**PROMPT:** Write out the listing below exactly, and omit any images you find in it.

**PROVIDED MATERIAL:**

________________________________________

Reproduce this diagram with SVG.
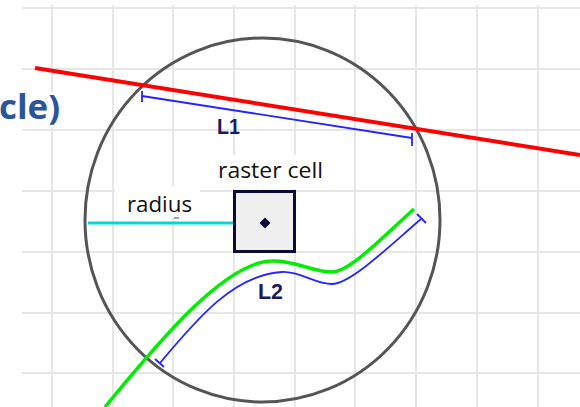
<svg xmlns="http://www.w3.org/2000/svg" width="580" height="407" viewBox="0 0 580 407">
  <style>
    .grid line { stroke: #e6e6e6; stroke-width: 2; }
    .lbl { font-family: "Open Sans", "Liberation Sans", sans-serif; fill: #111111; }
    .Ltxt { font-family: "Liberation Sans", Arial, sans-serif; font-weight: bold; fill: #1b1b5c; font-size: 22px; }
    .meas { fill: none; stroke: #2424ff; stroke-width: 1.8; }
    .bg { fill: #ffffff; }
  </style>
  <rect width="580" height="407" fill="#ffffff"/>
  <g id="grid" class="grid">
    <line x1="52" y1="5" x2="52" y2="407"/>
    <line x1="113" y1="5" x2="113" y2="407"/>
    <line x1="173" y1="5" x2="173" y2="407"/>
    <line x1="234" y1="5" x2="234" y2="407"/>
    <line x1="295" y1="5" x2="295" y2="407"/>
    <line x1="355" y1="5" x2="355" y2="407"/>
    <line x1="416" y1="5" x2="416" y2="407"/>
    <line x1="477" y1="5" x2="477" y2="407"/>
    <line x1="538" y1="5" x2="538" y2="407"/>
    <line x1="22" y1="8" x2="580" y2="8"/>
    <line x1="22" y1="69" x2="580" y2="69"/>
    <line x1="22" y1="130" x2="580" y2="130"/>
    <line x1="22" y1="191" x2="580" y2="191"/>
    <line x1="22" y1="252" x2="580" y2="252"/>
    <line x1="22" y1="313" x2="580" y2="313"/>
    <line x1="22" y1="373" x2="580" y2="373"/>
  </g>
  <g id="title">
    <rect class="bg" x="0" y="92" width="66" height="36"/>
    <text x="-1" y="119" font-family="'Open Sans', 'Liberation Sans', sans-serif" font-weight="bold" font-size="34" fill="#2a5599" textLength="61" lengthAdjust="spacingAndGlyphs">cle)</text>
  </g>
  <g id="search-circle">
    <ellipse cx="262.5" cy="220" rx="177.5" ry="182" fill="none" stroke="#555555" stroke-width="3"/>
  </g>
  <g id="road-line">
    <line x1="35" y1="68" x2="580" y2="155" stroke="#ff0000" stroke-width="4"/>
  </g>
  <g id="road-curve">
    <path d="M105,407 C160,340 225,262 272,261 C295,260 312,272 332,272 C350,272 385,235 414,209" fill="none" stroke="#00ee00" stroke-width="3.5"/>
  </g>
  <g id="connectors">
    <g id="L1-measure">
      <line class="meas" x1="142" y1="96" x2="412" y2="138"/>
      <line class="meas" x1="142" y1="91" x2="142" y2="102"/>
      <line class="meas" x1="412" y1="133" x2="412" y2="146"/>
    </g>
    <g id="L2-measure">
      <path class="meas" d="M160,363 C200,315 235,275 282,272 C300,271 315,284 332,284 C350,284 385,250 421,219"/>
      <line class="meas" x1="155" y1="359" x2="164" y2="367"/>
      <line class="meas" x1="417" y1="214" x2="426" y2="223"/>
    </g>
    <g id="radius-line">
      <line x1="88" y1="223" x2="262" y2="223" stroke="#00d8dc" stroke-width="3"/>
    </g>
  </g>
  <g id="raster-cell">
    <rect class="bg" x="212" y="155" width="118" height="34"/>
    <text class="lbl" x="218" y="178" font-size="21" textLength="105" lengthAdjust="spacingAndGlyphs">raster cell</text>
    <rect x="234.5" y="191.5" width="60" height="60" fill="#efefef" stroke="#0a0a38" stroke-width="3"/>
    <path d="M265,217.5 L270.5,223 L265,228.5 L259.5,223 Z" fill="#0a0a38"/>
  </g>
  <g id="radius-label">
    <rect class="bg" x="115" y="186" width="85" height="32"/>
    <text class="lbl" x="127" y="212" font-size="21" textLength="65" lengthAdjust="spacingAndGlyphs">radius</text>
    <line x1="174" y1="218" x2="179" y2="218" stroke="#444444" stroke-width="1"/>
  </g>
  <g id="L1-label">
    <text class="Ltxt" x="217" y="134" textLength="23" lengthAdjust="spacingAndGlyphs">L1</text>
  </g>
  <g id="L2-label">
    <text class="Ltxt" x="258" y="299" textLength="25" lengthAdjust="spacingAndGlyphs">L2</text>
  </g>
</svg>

________________________________________

**OUTPUT BELOW:**
Reproduce this diagram with SVG.
<svg xmlns="http://www.w3.org/2000/svg" width="580" height="407" viewBox="0 0 580 407">
  <style>
    .grid line { stroke: #e6e6e6; stroke-width: 2; }
    .lbl { font-family: "Open Sans", "Liberation Sans", sans-serif; fill: #111111; }
    .Ltxt { font-family: "Liberation Sans", Arial, sans-serif; font-weight: bold; fill: #1b1b5c; font-size: 22px; }
    .meas { fill: none; stroke: #2424ff; stroke-width: 1.8; }
    .bg { fill: #ffffff; }
  </style>
  <rect width="580" height="407" fill="#ffffff"/>
  <g id="grid" class="grid">
    <line x1="52" y1="5" x2="52" y2="407"/>
    <line x1="113" y1="5" x2="113" y2="407"/>
    <line x1="173" y1="5" x2="173" y2="407"/>
    <line x1="234" y1="5" x2="234" y2="407"/>
    <line x1="295" y1="5" x2="295" y2="407"/>
    <line x1="355" y1="5" x2="355" y2="407"/>
    <line x1="416" y1="5" x2="416" y2="407"/>
    <line x1="477" y1="5" x2="477" y2="407"/>
    <line x1="538" y1="5" x2="538" y2="407"/>
    <line x1="22" y1="8" x2="580" y2="8"/>
    <line x1="22" y1="69" x2="580" y2="69"/>
    <line x1="22" y1="130" x2="580" y2="130"/>
    <line x1="22" y1="191" x2="580" y2="191"/>
    <line x1="22" y1="252" x2="580" y2="252"/>
    <line x1="22" y1="313" x2="580" y2="313"/>
    <line x1="22" y1="373" x2="580" y2="373"/>
  </g>
  <g id="title">
    <rect class="bg" x="0" y="92" width="66" height="36"/>
    <text x="-1" y="119" font-family="'Open Sans', 'Liberation Sans', sans-serif" font-weight="bold" font-size="34" fill="#2a5599" textLength="61" lengthAdjust="spacingAndGlyphs">cle)</text>
  </g>
  <g id="search-circle">
    <ellipse cx="262.5" cy="220" rx="177.5" ry="182" fill="none" stroke="#555555" stroke-width="3"/>
  </g>
  <g id="road-line">
    <line x1="35" y1="68" x2="580" y2="155" stroke="#ff0000" stroke-width="4"/>
  </g>
  <g id="road-curve">
    <path d="M105,407 C160,340 225,262 272,261 C295,260 312,272 332,272 C350,272 385,235 414,209" fill="none" stroke="#00ee00" stroke-width="3.5"/>
  </g>
  <g id="connectors">
    <g id="L1-measure">
      <line class="meas" x1="142" y1="96" x2="412" y2="138"/>
      <line class="meas" x1="142" y1="91" x2="142" y2="102"/>
      <line class="meas" x1="412" y1="133" x2="412" y2="146"/>
    </g>
    <g id="L2-measure">
      <path class="meas" d="M160,363 C200,315 235,275 282,272 C300,271 315,284 332,284 C350,284 385,250 421,219"/>
      <line class="meas" x1="155" y1="359" x2="164" y2="367"/>
      <line class="meas" x1="417" y1="214" x2="426" y2="223"/>
    </g>
    <g id="radius-line">
      <line x1="88" y1="223" x2="262" y2="223" stroke="#00d8dc" stroke-width="3"/>
    </g>
  </g>
  <g id="raster-cell">
    <rect class="bg" x="212" y="155" width="118" height="34"/>
    <text class="lbl" x="218" y="178" font-size="21" textLength="105" lengthAdjust="spacingAndGlyphs">raster cell</text>
    <rect x="234.5" y="191.5" width="60" height="60" fill="#efefef" stroke="#0a0a38" stroke-width="3"/>
    <path d="M265,217.5 L270.5,223 L265,228.5 L259.5,223 Z" fill="#0a0a38"/>
  </g>
  <g id="radius-label">
    <rect class="bg" x="115" y="186" width="85" height="32"/>
    <text class="lbl" x="127" y="212" font-size="21" textLength="65" lengthAdjust="spacingAndGlyphs">radius</text>
    <line x1="174" y1="218" x2="179" y2="218" stroke="#444444" stroke-width="1"/>
  </g>
  <g id="L1-label">
    <text class="Ltxt" x="217" y="134" textLength="23" lengthAdjust="spacingAndGlyphs">L1</text>
  </g>
  <g id="L2-label">
    <text class="Ltxt" x="258" y="299" textLength="25" lengthAdjust="spacingAndGlyphs">L2</text>
  </g>
</svg>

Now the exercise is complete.